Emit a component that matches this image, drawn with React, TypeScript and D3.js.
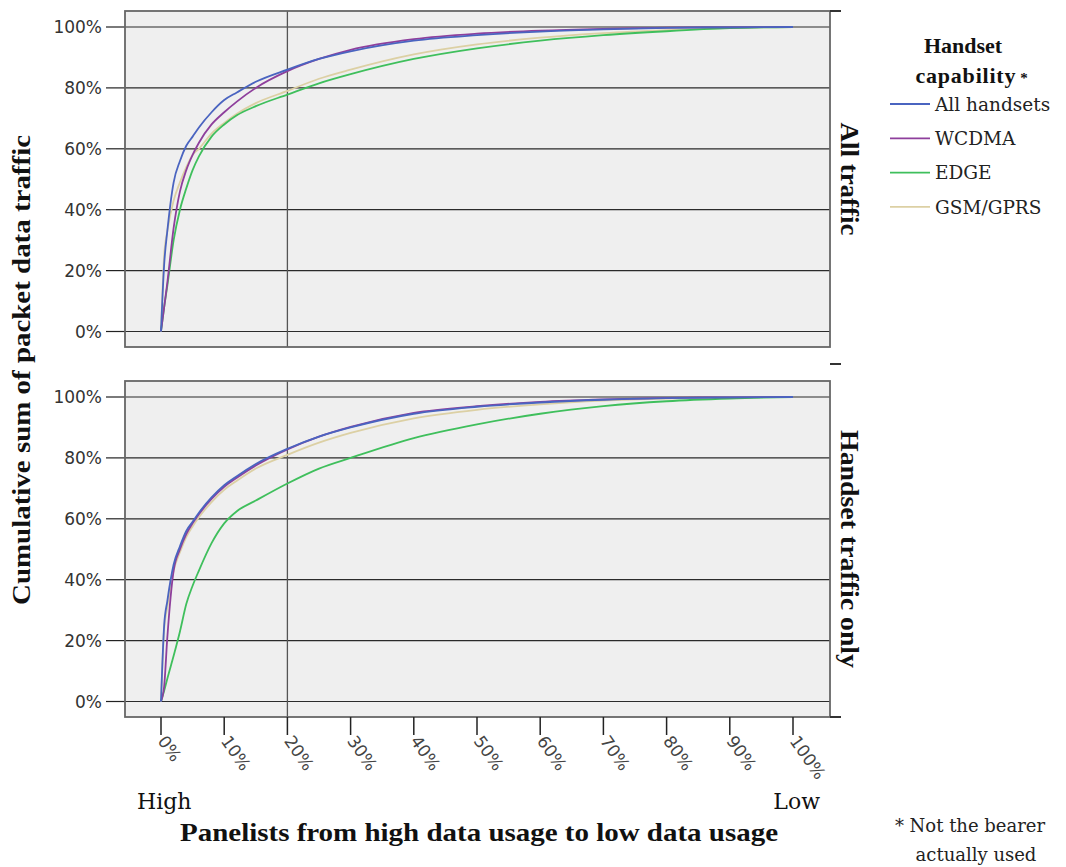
import React from "react";
import * as d3 from "d3";

const width = 1066;
const height = 867;

// percent of panelists (sorted from high to low usage)
const panelistPct = [0, 0.5, 1, 2, 3, 4, 5, 6, 8, 10, 12, 15, 20, 25, 30, 40, 50, 60, 70, 80, 90, 100];

// All traffic panel
const allAllHandsets = [0, 22, 33, 49, 56, 61, 64, 67, 72, 76, 78.5, 82, 86, 89.5, 92, 95.5, 97.3, 98.5, 99.2, 99.7, 99.9, 100];
const allWcdma = [0, 8, 16, 34, 46, 53, 58, 62, 68, 72, 75.5, 80, 85.5, 89.5, 92.5, 96, 97.8, 98.8, 99.4, 99.8, 99.9, 100];
const allEdge = [0, 8, 15, 30, 40, 47, 53, 57.5, 64, 68, 71, 74, 77.8, 81.5, 84.5, 89.5, 93, 95.5, 97.3, 98.6, 99.6, 100];
const allGsm = [0, 25, 33, 43, 49, 54, 58, 60, 65, 68.5, 71.5, 75, 79, 83, 86, 91, 94.3, 96.5, 98, 99, 99.7, 100];

// Handset traffic only panel
const hsAllHandsets = [0, 25, 33, 45, 51, 56, 59, 62, 67, 71, 74, 78, 83, 87, 90, 94.5, 96.8, 98.2, 99.1, 99.6, 99.9, 100];
const hsWcdma = [0, 5, 21, 43, 50, 55, 58.5, 61.5, 66.5, 70.5, 73.5, 77.5, 82.8, 87, 90.2, 94.8, 97, 98.4, 99.2, 99.7, 99.9, 100];
const hsEdge = [0, 3.5, 7.5, 15, 23, 32, 38, 43, 52, 58.5, 62.5, 66, 71.6, 76.5, 80, 86.5, 91, 94.5, 97, 98.6, 99.5, 100];
const hsGsm = [0, 24, 31, 43, 49, 54, 57.5, 60.5, 65.5, 69.5, 72.5, 76.5, 81, 85, 88.2, 93, 95.8, 97.6, 98.8, 99.5, 99.9, 100];

const seriesNames = ["All handsets", "WCDMA", "EDGE", "GSM/GPRS"];
const seriesColors = ["#4a64c0", "#8e3f9c", "#3fbf5c", "#dcd0a4"];
const panelNames = ["All traffic", "Handset traffic only"];
const xTicks = [0, 10, 20, 30, 40, 50, 60, 70, 80, 90, 100];
const yTicks = [0, 20, 40, 60, 80, 100];

const panels = [
  { name: panelNames[0], top: 11, bottom: 347, len: 113, values: [allAllHandsets, allWcdma, allEdge, allGsm] },
  { name: panelNames[1], top: 381, bottom: 717, len: 238, values: [hsAllHandsets, hsWcdma, hsEdge, hsGsm] }
];

const frameLeft = 125;
const frameRight = 830;
const serif = "'Liberation Serif', 'Times New Roman', serif";
const wideSerif = "'DejaVu Serif', serif";
const sans = "'DejaVu Sans', Verdana, sans-serif";

const x = d3.scaleLinear().domain([0, 100]).range([161, 793]);

export default function App() {
  // the two panels sit in one facet column
  const drawPanel = (p: any, pi: number) => {
    const y = d3.scaleLinear().domain([0, 100]).range([p.top + 320.5, p.top + 16]);
    const line = d3
      .line<number>()
      .x((_, i) => x(panelistPct[i]))
      .y((d) => y(d))
      .curve(d3.curveMonotoneX);
    return (
      <g key={pi}>
        <rect x={frameLeft} y={p.top} width={frameRight - frameLeft} height={p.bottom - p.top} fill="#efefef" />
        {yTicks.map((t) => (
          <g key={t}>
            <line x1={frameLeft} x2={frameRight} y1={y(t)} y2={y(t)} stroke="#2a2a2a" strokeWidth={1.2} />
            <line x1={106} x2={frameLeft} y1={y(t)} y2={y(t)} stroke="#222" strokeWidth={1.2} />
            <text x={102} y={y(t)} dy="0.36em" textAnchor="end" fontFamily={sans} fontSize={17} fill="#333">
              {t}%
            </text>
          </g>
        ))}
        <line x1={x(20)} x2={x(20)} y1={p.top} y2={p.bottom} stroke="#555" strokeWidth={1.3} />
        {[3, 2, 1, 0].map((si) => (
          <path key={si} d={line(p.values[si]) || ""} fill="none" stroke={seriesColors[si]} strokeWidth={1.8} />
        ))}
        <rect
          x={frameLeft}
          y={p.top}
          width={frameRight - frameLeft}
          height={p.bottom - p.top}
          fill="none"
          stroke="#666"
          strokeWidth={1.8}
        />
        <text
          transform={`translate(841, ${(p.top + p.bottom) / 2}) rotate(90)`}
          textAnchor="middle"
          fontFamily={serif}
          fontWeight="bold"
          fontSize={25}
          textLength={p.len}
          lengthAdjust="spacingAndGlyphs"
          fill="#111"
        >
          {p.name}
        </text>
      </g>
    );
  };

  return (
    <svg width={width} height={height} style={{ position: "absolute", left: 0, top: 0, background: "#fff" }}>
      {panels.map(drawPanel)}

      {/* facet strip ticks */}
      {[11, 364, 717].map((ty) => (
        <line key={ty} x1={830} x2={841} y1={ty} y2={ty} stroke="#333" strokeWidth={2} />
      ))}

      {/* x axis */}
      {xTicks.map((t) => (
        <g key={t}>
          <line x1={x(t)} x2={x(t)} y1={717} y2={735} stroke="#222" strokeWidth={1.5} />
          <text
            transform={`translate(${x(t) - 4}, 741) rotate(55)`}
            fontFamily={sans}
            fontSize={17}
            fill="#444"
          >
            {t}%
          </text>
        </g>
      ))}
      <text x={137} y={809} fontFamily={wideSerif} fontSize={22} fill="#111">
        High
      </text>
      <text x={820} y={809} textAnchor="end" fontFamily={wideSerif} fontSize={22} fill="#111">
        Low
      </text>
      <text
        x={479}
        y={841}
        textAnchor="middle"
        fontFamily={serif}
        fontWeight="bold"
        fontSize={26}
        textLength={598}
        lengthAdjust="spacingAndGlyphs"
        fill="#111"
      >
        Panelists from high data usage to low data usage
      </text>
      <text
        transform="translate(30, 370) rotate(-90)"
        textAnchor="middle"
        fontFamily={serif}
        fontWeight="bold"
        fontSize={26}
        textLength={470}
        lengthAdjust="spacingAndGlyphs"
        fill="#111"
      >
        Cumulative sum of packet data traffic
      </text>

      {/* legend */}
      <text x={963} y={53} textAnchor="middle" fontFamily={serif} fontWeight="bold" fontSize={22} fill="#111">
        Handset
      </text>
      <text x={972} y={83} textAnchor="middle" fontFamily={serif} fontWeight="bold" fontSize={22} letterSpacing={0.8} fill="#111">
        capability<tspan fontSize={15} dx={4}>*</tspan>
      </text>
      {seriesNames.map((s, i) => (
        <g key={s} transform={`translate(890, ${104 + i * 34.3})`}>
          <line x1={0} x2={40} y1={0} y2={0} stroke={seriesColors[i]} strokeWidth={1.8} />
          <text x={45} y={0} dy="0.36em" fontFamily={wideSerif} fontSize={18.5} fill="#222">
            {s}
          </text>
        </g>
      ))}

      {/* footnote */}
      <text x={970} y={832} textAnchor="middle" fontFamily={wideSerif} fontSize={18} fill="#222">
        * Not the bearer
      </text>
      <text x={976} y={861} textAnchor="middle" fontFamily={wideSerif} fontSize={18} fill="#222">
        actually used
      </text>
    </svg>
  );
}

> **TASK OBJECTIVE**: Copy out all of the data word for word. Do not carry over any picture.

> **SOLUTION TO THIS TASK**:
Emit a component that matches this image, drawn with React, TypeScript and D3.js.
import React from "react";
import * as d3 from "d3";

const width = 1066;
const height = 867;

// percent of panelists (sorted from high to low usage)
const panelistPct = [0, 0.5, 1, 2, 3, 4, 5, 6, 8, 10, 12, 15, 20, 25, 30, 40, 50, 60, 70, 80, 90, 100];

// All traffic panel
const allAllHandsets = [0, 22, 33, 49, 56, 61, 64, 67, 72, 76, 78.5, 82, 86, 89.5, 92, 95.5, 97.3, 98.5, 99.2, 99.7, 99.9, 100];
const allWcdma = [0, 8, 16, 34, 46, 53, 58, 62, 68, 72, 75.5, 80, 85.5, 89.5, 92.5, 96, 97.8, 98.8, 99.4, 99.8, 99.9, 100];
const allEdge = [0, 8, 15, 30, 40, 47, 53, 57.5, 64, 68, 71, 74, 77.8, 81.5, 84.5, 89.5, 93, 95.5, 97.3, 98.6, 99.6, 100];
const allGsm = [0, 25, 33, 43, 49, 54, 58, 60, 65, 68.5, 71.5, 75, 79, 83, 86, 91, 94.3, 96.5, 98, 99, 99.7, 100];

// Handset traffic only panel
const hsAllHandsets = [0, 25, 33, 45, 51, 56, 59, 62, 67, 71, 74, 78, 83, 87, 90, 94.5, 96.8, 98.2, 99.1, 99.6, 99.9, 100];
const hsWcdma = [0, 5, 21, 43, 50, 55, 58.5, 61.5, 66.5, 70.5, 73.5, 77.5, 82.8, 87, 90.2, 94.8, 97, 98.4, 99.2, 99.7, 99.9, 100];
const hsEdge = [0, 3.5, 7.5, 15, 23, 32, 38, 43, 52, 58.5, 62.5, 66, 71.6, 76.5, 80, 86.5, 91, 94.5, 97, 98.6, 99.5, 100];
const hsGsm = [0, 24, 31, 43, 49, 54, 57.5, 60.5, 65.5, 69.5, 72.5, 76.5, 81, 85, 88.2, 93, 95.8, 97.6, 98.8, 99.5, 99.9, 100];

const seriesNames = ["All handsets", "WCDMA", "EDGE", "GSM/GPRS"];
const seriesColors = ["#4a64c0", "#8e3f9c", "#3fbf5c", "#dcd0a4"];
const panelNames = ["All traffic", "Handset traffic only"];
const xTicks = [0, 10, 20, 30, 40, 50, 60, 70, 80, 90, 100];
const yTicks = [0, 20, 40, 60, 80, 100];

const panels = [
  { name: panelNames[0], top: 11, bottom: 347, len: 113, values: [allAllHandsets, allWcdma, allEdge, allGsm] },
  { name: panelNames[1], top: 381, bottom: 717, len: 238, values: [hsAllHandsets, hsWcdma, hsEdge, hsGsm] }
];

const frameLeft = 125;
const frameRight = 830;
const serif = "'Liberation Serif', 'Times New Roman', serif";
const wideSerif = "'DejaVu Serif', serif";
const sans = "'DejaVu Sans', Verdana, sans-serif";

const x = d3.scaleLinear().domain([0, 100]).range([161, 793]);

export default function App() {
  // the two panels sit in one facet column
  const drawPanel = (p: any, pi: number) => {
    const y = d3.scaleLinear().domain([0, 100]).range([p.top + 320.5, p.top + 16]);
    const line = d3
      .line<number>()
      .x((_, i) => x(panelistPct[i]))
      .y((d) => y(d))
      .curve(d3.curveMonotoneX);
    return (
      <g key={pi}>
        <rect x={frameLeft} y={p.top} width={frameRight - frameLeft} height={p.bottom - p.top} fill="#efefef" />
        {yTicks.map((t) => (
          <g key={t}>
            <line x1={frameLeft} x2={frameRight} y1={y(t)} y2={y(t)} stroke="#2a2a2a" strokeWidth={1.2} />
            <line x1={106} x2={frameLeft} y1={y(t)} y2={y(t)} stroke="#222" strokeWidth={1.2} />
            <text x={102} y={y(t)} dy="0.36em" textAnchor="end" fontFamily={sans} fontSize={17} fill="#333">
              {t}%
            </text>
          </g>
        ))}
        <line x1={x(20)} x2={x(20)} y1={p.top} y2={p.bottom} stroke="#555" strokeWidth={1.3} />
        {[3, 2, 1, 0].map((si) => (
          <path key={si} d={line(p.values[si]) || ""} fill="none" stroke={seriesColors[si]} strokeWidth={1.8} />
        ))}
        <rect
          x={frameLeft}
          y={p.top}
          width={frameRight - frameLeft}
          height={p.bottom - p.top}
          fill="none"
          stroke="#666"
          strokeWidth={1.8}
        />
        <text
          transform={`translate(841, ${(p.top + p.bottom) / 2}) rotate(90)`}
          textAnchor="middle"
          fontFamily={serif}
          fontWeight="bold"
          fontSize={25}
          textLength={p.len}
          lengthAdjust="spacingAndGlyphs"
          fill="#111"
        >
          {p.name}
        </text>
      </g>
    );
  };

  return (
    <svg width={width} height={height} style={{ position: "absolute", left: 0, top: 0, background: "#fff" }}>
      {panels.map(drawPanel)}

      {/* facet strip ticks */}
      {[11, 364, 717].map((ty) => (
        <line key={ty} x1={830} x2={841} y1={ty} y2={ty} stroke="#333" strokeWidth={2} />
      ))}

      {/* x axis */}
      {xTicks.map((t) => (
        <g key={t}>
          <line x1={x(t)} x2={x(t)} y1={717} y2={735} stroke="#222" strokeWidth={1.5} />
          <text
            transform={`translate(${x(t) - 4}, 741) rotate(55)`}
            fontFamily={sans}
            fontSize={17}
            fill="#444"
          >
            {t}%
          </text>
        </g>
      ))}
      <text x={137} y={809} fontFamily={wideSerif} fontSize={22} fill="#111">
        High
      </text>
      <text x={820} y={809} textAnchor="end" fontFamily={wideSerif} fontSize={22} fill="#111">
        Low
      </text>
      <text
        x={479}
        y={841}
        textAnchor="middle"
        fontFamily={serif}
        fontWeight="bold"
        fontSize={26}
        textLength={598}
        lengthAdjust="spacingAndGlyphs"
        fill="#111"
      >
        Panelists from high data usage to low data usage
      </text>
      <text
        transform="translate(30, 370) rotate(-90)"
        textAnchor="middle"
        fontFamily={serif}
        fontWeight="bold"
        fontSize={26}
        textLength={470}
        lengthAdjust="spacingAndGlyphs"
        fill="#111"
      >
        Cumulative sum of packet data traffic
      </text>

      {/* legend */}
      <text x={963} y={53} textAnchor="middle" fontFamily={serif} fontWeight="bold" fontSize={22} fill="#111">
        Handset
      </text>
      <text x={972} y={83} textAnchor="middle" fontFamily={serif} fontWeight="bold" fontSize={22} letterSpacing={0.8} fill="#111">
        capability<tspan fontSize={15} dx={4}>*</tspan>
      </text>
      {seriesNames.map((s, i) => (
        <g key={s} transform={`translate(890, ${104 + i * 34.3})`}>
          <line x1={0} x2={40} y1={0} y2={0} stroke={seriesColors[i]} strokeWidth={1.8} />
          <text x={45} y={0} dy="0.36em" fontFamily={wideSerif} fontSize={18.5} fill="#222">
            {s}
          </text>
        </g>
      ))}

      {/* footnote */}
      <text x={970} y={832} textAnchor="middle" fontFamily={wideSerif} fontSize={18} fill="#222">
        * Not the bearer
      </text>
      <text x={976} y={861} textAnchor="middle" fontFamily={wideSerif} fontSize={18} fill="#222">
        actually used
      </text>
    </svg>
  );
}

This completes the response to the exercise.